» Short problem
Write the lines out again, from the top of the material to the line containing "(0,0) rectangle (734,502);", pictures excluded.

» Stored data

===============

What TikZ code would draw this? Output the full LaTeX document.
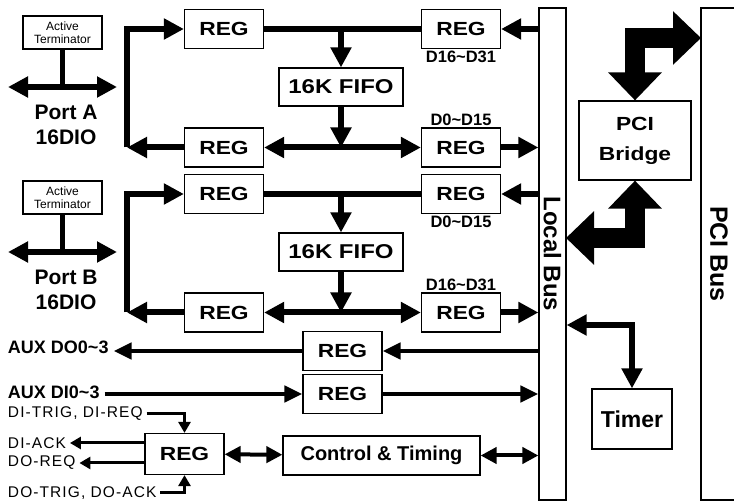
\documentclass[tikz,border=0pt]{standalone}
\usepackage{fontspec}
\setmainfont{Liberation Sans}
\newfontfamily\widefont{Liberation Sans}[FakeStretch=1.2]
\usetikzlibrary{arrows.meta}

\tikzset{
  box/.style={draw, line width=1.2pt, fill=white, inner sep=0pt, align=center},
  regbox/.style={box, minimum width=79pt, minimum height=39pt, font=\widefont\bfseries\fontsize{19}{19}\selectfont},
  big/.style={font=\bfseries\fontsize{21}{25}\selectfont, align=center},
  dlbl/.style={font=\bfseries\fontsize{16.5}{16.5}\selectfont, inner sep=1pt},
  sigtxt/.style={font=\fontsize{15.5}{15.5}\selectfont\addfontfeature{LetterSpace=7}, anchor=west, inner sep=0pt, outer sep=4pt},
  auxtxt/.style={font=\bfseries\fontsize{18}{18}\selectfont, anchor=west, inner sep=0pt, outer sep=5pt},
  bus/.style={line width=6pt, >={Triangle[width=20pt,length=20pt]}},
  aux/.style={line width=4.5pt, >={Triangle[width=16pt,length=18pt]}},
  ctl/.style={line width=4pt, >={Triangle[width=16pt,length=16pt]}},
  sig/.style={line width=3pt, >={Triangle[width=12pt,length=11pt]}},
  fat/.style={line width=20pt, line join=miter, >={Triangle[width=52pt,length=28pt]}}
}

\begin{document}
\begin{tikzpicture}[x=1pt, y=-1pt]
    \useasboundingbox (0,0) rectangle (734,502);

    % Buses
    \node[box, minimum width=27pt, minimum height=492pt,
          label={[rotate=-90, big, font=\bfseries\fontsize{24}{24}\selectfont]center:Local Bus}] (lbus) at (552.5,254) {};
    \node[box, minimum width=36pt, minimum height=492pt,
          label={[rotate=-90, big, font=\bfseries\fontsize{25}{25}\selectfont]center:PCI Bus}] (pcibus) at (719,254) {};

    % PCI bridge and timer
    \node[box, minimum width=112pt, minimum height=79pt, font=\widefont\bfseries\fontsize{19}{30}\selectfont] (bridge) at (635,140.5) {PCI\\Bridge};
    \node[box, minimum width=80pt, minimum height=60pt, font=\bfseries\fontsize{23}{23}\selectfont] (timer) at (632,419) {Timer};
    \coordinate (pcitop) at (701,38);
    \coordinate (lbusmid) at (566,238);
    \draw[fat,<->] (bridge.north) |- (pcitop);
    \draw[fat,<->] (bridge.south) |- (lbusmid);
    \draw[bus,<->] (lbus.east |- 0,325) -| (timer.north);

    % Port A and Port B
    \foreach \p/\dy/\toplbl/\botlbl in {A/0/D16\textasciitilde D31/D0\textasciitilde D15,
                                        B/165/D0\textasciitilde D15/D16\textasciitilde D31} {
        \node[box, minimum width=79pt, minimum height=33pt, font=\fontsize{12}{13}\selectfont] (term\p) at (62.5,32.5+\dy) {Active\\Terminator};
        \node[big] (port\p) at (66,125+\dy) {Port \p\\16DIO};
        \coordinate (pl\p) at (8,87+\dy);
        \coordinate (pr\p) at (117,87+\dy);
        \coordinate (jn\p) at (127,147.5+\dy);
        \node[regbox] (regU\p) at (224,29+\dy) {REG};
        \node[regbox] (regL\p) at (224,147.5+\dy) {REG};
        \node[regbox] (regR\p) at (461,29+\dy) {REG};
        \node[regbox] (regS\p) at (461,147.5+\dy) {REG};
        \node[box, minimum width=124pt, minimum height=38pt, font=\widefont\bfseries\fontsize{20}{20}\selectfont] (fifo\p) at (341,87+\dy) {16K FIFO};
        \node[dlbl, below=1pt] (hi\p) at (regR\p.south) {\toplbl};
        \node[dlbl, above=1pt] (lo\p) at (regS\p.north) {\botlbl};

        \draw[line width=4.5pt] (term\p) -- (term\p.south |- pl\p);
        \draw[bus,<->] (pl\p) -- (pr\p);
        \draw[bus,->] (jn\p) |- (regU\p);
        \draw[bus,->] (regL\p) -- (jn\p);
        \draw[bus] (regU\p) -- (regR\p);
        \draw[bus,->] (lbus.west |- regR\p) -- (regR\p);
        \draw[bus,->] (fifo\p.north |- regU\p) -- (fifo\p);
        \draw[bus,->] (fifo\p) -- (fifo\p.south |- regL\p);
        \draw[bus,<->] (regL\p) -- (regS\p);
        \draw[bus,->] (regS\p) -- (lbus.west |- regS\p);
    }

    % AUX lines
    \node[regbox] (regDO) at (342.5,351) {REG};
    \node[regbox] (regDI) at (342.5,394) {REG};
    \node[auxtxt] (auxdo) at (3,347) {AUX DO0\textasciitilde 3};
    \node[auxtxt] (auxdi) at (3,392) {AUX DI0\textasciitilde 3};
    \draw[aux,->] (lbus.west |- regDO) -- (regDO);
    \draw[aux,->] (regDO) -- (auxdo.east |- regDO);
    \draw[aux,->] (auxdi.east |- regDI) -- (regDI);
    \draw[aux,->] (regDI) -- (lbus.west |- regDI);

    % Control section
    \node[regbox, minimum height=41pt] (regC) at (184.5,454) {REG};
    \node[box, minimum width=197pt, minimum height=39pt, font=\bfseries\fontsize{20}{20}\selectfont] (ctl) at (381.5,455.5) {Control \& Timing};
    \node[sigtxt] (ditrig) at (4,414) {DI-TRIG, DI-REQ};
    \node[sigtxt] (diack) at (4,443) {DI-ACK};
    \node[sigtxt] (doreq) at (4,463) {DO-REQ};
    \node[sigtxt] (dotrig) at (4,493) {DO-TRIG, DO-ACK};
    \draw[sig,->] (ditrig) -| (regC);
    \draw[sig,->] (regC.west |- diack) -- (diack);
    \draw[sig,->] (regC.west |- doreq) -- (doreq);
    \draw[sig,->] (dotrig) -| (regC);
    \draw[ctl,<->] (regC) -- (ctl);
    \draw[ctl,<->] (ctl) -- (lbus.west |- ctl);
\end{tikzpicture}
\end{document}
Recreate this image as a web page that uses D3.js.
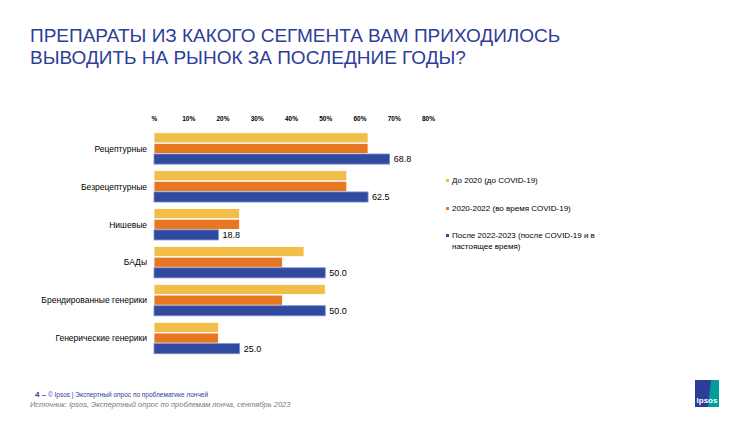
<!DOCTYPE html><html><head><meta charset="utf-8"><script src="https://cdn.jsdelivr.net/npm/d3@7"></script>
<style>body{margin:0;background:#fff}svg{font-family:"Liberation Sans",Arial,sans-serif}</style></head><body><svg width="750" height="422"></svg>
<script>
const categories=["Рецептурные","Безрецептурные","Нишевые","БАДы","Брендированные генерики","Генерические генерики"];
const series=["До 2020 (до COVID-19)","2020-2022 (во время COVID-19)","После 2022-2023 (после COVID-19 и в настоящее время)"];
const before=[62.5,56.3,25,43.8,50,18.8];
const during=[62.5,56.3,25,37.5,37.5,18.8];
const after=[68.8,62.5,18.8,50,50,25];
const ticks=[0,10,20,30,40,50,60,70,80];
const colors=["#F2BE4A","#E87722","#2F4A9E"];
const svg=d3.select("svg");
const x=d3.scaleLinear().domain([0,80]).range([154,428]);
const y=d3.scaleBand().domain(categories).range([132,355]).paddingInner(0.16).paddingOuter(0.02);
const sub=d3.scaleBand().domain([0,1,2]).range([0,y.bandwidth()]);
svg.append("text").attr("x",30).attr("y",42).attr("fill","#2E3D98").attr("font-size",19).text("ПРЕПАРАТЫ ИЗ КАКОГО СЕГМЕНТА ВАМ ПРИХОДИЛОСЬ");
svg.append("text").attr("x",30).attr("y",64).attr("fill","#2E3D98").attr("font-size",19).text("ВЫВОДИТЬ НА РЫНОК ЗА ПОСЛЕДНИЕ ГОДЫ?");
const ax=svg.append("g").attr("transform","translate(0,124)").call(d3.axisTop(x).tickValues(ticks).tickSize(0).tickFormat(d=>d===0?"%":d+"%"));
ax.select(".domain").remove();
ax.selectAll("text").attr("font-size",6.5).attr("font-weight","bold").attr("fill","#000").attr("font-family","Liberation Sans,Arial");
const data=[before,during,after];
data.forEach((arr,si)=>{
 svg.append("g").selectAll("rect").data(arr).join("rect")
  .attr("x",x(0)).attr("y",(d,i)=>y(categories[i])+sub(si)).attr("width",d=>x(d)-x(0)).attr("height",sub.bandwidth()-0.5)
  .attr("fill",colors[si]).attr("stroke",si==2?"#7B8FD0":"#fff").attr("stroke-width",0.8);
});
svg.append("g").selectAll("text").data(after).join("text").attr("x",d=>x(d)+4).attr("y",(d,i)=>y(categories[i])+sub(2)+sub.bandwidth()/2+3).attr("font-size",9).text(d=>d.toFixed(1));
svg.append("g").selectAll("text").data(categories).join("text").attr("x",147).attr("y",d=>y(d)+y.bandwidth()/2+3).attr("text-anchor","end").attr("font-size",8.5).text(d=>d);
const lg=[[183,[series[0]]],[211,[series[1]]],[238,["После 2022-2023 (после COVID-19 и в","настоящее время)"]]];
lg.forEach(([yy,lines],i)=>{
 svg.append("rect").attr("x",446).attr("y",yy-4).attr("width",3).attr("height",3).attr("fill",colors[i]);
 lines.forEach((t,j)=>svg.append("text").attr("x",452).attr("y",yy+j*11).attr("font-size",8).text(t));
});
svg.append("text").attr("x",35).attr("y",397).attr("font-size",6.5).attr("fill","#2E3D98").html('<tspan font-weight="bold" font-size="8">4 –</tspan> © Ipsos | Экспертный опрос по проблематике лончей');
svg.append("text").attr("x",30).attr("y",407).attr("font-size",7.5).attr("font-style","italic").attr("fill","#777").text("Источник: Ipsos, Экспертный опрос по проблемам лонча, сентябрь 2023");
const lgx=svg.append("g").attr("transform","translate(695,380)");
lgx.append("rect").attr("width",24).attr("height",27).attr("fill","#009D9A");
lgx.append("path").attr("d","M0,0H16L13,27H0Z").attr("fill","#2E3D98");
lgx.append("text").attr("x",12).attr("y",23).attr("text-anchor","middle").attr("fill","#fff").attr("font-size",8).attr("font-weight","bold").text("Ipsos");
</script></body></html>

===============

» Worked answer
What TikZ code would draw this? Output the full LaTeX document.
\documentclass[tikz,border=0pt]{standalone}
\usepackage{fontspec}
\setmainfont{Liberation Sans}
\newfontfamily\widefont{Liberation Sans}[FakeStretch=1.2]
\usetikzlibrary{arrows.meta}

\tikzset{
  box/.style={draw, line width=1.2pt, fill=white, inner sep=0pt, align=center},
  regbox/.style={box, minimum width=79pt, minimum height=39pt, font=\widefont\bfseries\fontsize{19}{19}\selectfont},
  big/.style={font=\bfseries\fontsize{21}{25}\selectfont, align=center},
  dlbl/.style={font=\bfseries\fontsize{16.5}{16.5}\selectfont, inner sep=1pt},
  sigtxt/.style={font=\fontsize{15.5}{15.5}\selectfont\addfontfeature{LetterSpace=7}, anchor=west, inner sep=0pt, outer sep=4pt},
  auxtxt/.style={font=\bfseries\fontsize{18}{18}\selectfont, anchor=west, inner sep=0pt, outer sep=5pt},
  bus/.style={line width=6pt, >={Triangle[width=20pt,length=20pt]}},
  aux/.style={line width=4.5pt, >={Triangle[width=16pt,length=18pt]}},
  ctl/.style={line width=4pt, >={Triangle[width=16pt,length=16pt]}},
  sig/.style={line width=3pt, >={Triangle[width=12pt,length=11pt]}},
  fat/.style={line width=20pt, line join=miter, >={Triangle[width=52pt,length=28pt]}}
}

\begin{document}
\begin{tikzpicture}[x=1pt, y=-1pt]
    \useasboundingbox (0,0) rectangle (734,502);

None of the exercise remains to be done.